WRITTEN TASK: Copy each line exactly. Drop every picture.

GIVEN MATERIAL:

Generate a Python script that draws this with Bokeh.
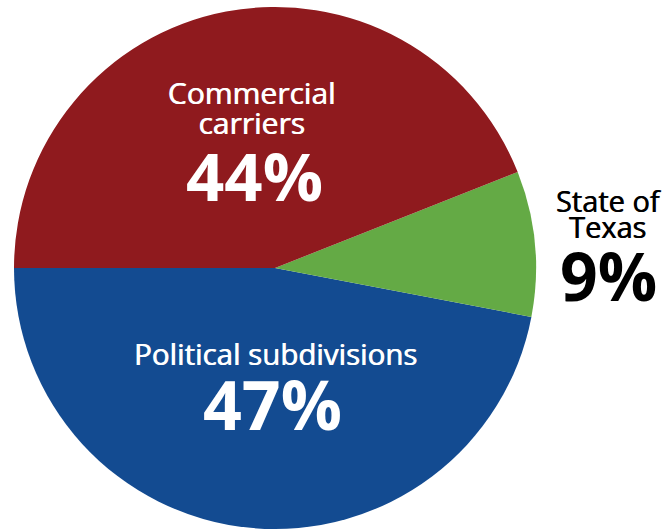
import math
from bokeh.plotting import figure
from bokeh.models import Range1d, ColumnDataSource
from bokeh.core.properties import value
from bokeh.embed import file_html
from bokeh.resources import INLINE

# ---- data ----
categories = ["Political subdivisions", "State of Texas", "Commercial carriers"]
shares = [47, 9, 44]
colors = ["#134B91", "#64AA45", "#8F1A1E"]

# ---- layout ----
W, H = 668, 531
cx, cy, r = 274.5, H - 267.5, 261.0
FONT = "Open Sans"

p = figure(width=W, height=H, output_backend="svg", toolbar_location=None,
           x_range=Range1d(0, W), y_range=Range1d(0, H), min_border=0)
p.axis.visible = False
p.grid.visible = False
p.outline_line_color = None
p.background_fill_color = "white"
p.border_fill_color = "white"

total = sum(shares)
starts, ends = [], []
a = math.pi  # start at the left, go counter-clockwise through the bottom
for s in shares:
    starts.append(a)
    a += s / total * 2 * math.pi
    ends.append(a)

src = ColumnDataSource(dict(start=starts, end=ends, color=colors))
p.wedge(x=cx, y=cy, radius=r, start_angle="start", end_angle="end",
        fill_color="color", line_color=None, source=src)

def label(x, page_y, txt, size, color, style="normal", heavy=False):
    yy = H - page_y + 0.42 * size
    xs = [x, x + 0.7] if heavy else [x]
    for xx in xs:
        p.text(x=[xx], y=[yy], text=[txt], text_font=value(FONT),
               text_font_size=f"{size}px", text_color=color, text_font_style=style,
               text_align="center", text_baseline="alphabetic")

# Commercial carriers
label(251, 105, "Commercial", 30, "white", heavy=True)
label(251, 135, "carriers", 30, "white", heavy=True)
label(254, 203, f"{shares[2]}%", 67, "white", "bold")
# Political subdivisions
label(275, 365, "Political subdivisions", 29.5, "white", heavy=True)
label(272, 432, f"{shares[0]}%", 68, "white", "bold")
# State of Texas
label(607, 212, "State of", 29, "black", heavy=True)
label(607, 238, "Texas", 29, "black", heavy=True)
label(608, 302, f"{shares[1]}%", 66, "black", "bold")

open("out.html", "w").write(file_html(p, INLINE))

REPLY TO THE TASK:
Generate a Python script that draws this with Bokeh.
import math
from bokeh.plotting import figure
from bokeh.models import Range1d, ColumnDataSource
from bokeh.core.properties import value
from bokeh.embed import file_html
from bokeh.resources import INLINE

# ---- data ----
categories = ["Political subdivisions", "State of Texas", "Commercial carriers"]
shares = [47, 9, 44]
colors = ["#134B91", "#64AA45", "#8F1A1E"]

# ---- layout ----
W, H = 668, 531
cx, cy, r = 274.5, H - 267.5, 261.0
FONT = "Open Sans"

p = figure(width=W, height=H, output_backend="svg", toolbar_location=None,
           x_range=Range1d(0, W), y_range=Range1d(0, H), min_border=0)
p.axis.visible = False
p.grid.visible = False
p.outline_line_color = None
p.background_fill_color = "white"
p.border_fill_color = "white"

total = sum(shares)
starts, ends = [], []
a = math.pi  # start at the left, go counter-clockwise through the bottom
for s in shares:
    starts.append(a)
    a += s / total * 2 * math.pi
    ends.append(a)

src = ColumnDataSource(dict(start=starts, end=ends, color=colors))
p.wedge(x=cx, y=cy, radius=r, start_angle="start", end_angle="end",
        fill_color="color", line_color=None, source=src)

def label(x, page_y, txt, size, color, style="normal", heavy=False):
    yy = H - page_y + 0.42 * size
    xs = [x, x + 0.7] if heavy else [x]
    for xx in xs:
        p.text(x=[xx], y=[yy], text=[txt], text_font=value(FONT),
               text_font_size=f"{size}px", text_color=color, text_font_style=style,
               text_align="center", text_baseline="alphabetic")

# Commercial carriers
label(251, 105, "Commercial", 30, "white", heavy=True)
label(251, 135, "carriers", 30, "white", heavy=True)
label(254, 203, f"{shares[2]}%", 67, "white", "bold")
# Political subdivisions
label(275, 365, "Political subdivisions", 29.5, "white", heavy=True)
label(272, 432, f"{shares[0]}%", 68, "white", "bold")
# State of Texas
label(607, 212, "State of", 29, "black", heavy=True)
label(607, 238, "Texas", 29, "black", heavy=True)
label(608, 302, f"{shares[1]}%", 66, "black", "bold")

open("out.html", "w").write(file_html(p, INLINE))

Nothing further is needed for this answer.